Guest Post by Desiree Bos
Today marks the first day of my last period ever. I’m 33.
I thought I’d go through the change like most women. Well, turns out I’m not most women. Instead of hot flashes and cold sweats, I’m having a hysterectomy.
I went for a routine check-up last year. Knees up. Feet-in-stirrups. Scrape-scrape. Six weeks later I got a call sayin’ I had abnormal cells. What does that mean, I asked. Could be precancerous, your cells have changed, probably nothing, they said.
This is my story.
I had pain for as long as I could recall. Menstrual pain. Ovulation pain. Intercourse pain. My doctor at the time brushed it off as “hormones,” slapped a Rx for The Pill in my hand, and sent me on my way.
Why was I being given hormones for pain?
Next I found myself in the waiting room. Knees up. Feet-in-stirrups. Scrape-scrape. This time there’s a camera. Don’t look, don’t look, don’t look. I look.
I see my cervix up close and personal. It’s an unhappy pink. It adorns red, angry blotches. I fixate.
A split second later the doctor takes two biopsies; no anesthesia, no warning. Cut, cut.
I’m sent home stuffed with a pad the size of a small raft and told to wait. Instead, I google. I can’t help it. I search and see images of cervixes just like mine, so angry and sick. I google cervical cancer. I cry.

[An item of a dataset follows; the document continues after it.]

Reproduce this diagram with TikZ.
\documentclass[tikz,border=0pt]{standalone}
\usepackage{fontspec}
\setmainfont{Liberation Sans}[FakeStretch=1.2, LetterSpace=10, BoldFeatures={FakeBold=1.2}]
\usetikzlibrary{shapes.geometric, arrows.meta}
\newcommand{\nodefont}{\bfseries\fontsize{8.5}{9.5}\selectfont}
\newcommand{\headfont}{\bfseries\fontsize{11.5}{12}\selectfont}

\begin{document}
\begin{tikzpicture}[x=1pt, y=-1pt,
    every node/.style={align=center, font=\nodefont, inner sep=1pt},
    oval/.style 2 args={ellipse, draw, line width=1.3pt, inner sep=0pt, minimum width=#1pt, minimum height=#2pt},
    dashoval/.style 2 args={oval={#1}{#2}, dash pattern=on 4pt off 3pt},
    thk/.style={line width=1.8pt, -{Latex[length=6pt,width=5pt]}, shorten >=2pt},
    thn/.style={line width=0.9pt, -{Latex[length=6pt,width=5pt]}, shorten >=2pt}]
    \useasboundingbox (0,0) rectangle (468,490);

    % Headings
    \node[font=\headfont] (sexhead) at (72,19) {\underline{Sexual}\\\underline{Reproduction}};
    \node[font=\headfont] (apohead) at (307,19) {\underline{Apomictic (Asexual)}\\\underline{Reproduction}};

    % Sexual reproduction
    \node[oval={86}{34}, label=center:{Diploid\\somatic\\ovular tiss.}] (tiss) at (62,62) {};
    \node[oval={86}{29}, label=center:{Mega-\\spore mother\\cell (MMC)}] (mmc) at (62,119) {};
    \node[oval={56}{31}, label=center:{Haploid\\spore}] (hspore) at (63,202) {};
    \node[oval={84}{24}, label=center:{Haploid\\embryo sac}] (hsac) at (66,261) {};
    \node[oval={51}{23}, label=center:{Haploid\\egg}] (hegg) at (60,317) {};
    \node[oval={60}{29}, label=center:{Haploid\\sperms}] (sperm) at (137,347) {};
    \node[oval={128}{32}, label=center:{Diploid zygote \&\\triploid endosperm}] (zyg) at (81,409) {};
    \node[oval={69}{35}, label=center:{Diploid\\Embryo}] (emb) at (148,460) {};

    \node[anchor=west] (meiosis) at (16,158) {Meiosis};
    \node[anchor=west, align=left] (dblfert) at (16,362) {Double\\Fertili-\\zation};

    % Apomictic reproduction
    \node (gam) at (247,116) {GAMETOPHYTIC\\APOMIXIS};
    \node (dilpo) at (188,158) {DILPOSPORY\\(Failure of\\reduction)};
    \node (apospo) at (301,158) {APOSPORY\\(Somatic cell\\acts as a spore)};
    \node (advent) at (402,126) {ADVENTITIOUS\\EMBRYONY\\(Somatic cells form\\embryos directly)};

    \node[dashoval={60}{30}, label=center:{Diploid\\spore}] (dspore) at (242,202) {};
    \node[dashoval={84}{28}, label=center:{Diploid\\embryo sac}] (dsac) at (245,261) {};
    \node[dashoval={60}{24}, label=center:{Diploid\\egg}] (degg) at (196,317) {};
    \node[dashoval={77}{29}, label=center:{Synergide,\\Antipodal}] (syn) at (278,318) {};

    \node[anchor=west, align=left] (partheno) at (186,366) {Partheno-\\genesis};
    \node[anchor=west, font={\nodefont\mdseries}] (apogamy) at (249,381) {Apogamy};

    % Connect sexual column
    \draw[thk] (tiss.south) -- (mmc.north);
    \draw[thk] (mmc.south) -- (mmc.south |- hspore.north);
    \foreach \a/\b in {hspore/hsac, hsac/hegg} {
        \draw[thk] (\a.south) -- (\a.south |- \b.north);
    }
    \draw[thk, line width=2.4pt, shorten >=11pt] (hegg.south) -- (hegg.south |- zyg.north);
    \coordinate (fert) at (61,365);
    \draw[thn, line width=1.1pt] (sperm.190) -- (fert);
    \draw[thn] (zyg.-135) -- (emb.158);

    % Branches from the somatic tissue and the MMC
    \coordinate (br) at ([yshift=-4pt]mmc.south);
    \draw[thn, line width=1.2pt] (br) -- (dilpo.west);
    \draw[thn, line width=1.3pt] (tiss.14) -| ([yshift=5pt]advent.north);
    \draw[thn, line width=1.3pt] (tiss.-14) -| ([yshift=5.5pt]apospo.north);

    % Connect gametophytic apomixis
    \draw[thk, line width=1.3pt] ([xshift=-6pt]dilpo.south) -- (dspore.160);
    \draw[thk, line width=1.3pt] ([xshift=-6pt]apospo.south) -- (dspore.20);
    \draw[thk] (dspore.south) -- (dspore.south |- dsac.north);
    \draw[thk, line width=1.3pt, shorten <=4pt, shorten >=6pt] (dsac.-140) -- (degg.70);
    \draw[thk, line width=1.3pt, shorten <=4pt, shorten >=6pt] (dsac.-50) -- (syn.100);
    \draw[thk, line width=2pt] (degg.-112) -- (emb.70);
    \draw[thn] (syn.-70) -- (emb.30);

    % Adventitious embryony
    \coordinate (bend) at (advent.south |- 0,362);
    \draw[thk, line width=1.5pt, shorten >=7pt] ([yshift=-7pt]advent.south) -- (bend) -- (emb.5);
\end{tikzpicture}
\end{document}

10 days later: urgent, doctor, cancer, referral.
They’re going to use something they described like an electric cheese slicer and remove the cancer they see. Then they’re going to D&C my uterus to see if it spread.
I’m 32 and I have cervical cancer. I have cancer. FUCK.
I have to wait again. 14 days and they tell me it didn’t spread, it’s all “cheese sliced” out of me. I’m free. But, I have an option: hysterectomy.
My head says YES. No cramps. No PMS. No tampons. But my heart? Oh my heart. Silly, frail heart. My heart whispers… yes?
I met my husband after I divorced my son’s father. He a divorcee too, had two boys of his own. He had kids young and already had had a vasectomy and we weren’t having any kids of our own because we had already had our own kids and we already had three between the three of us and we didn’t want any more kids — did we?
Parting with my uterus, an ovary, and my fallopian tubes was an act of sealing our fate. I wouldn’t become a Mom again. Forever.
If I don’t, the cancer will come back.
More children? More Mom’ing? Or, cancer again?
I chose cancer-free. My surgery date is now booked. I have three more weeks to go and how does my body respond? I get my period. My last period.
So that is what I shall do. I will move forward, say goodbye to cancer and hello to my health.
Update: Desiree had a successful operation and is now living Cancer Free.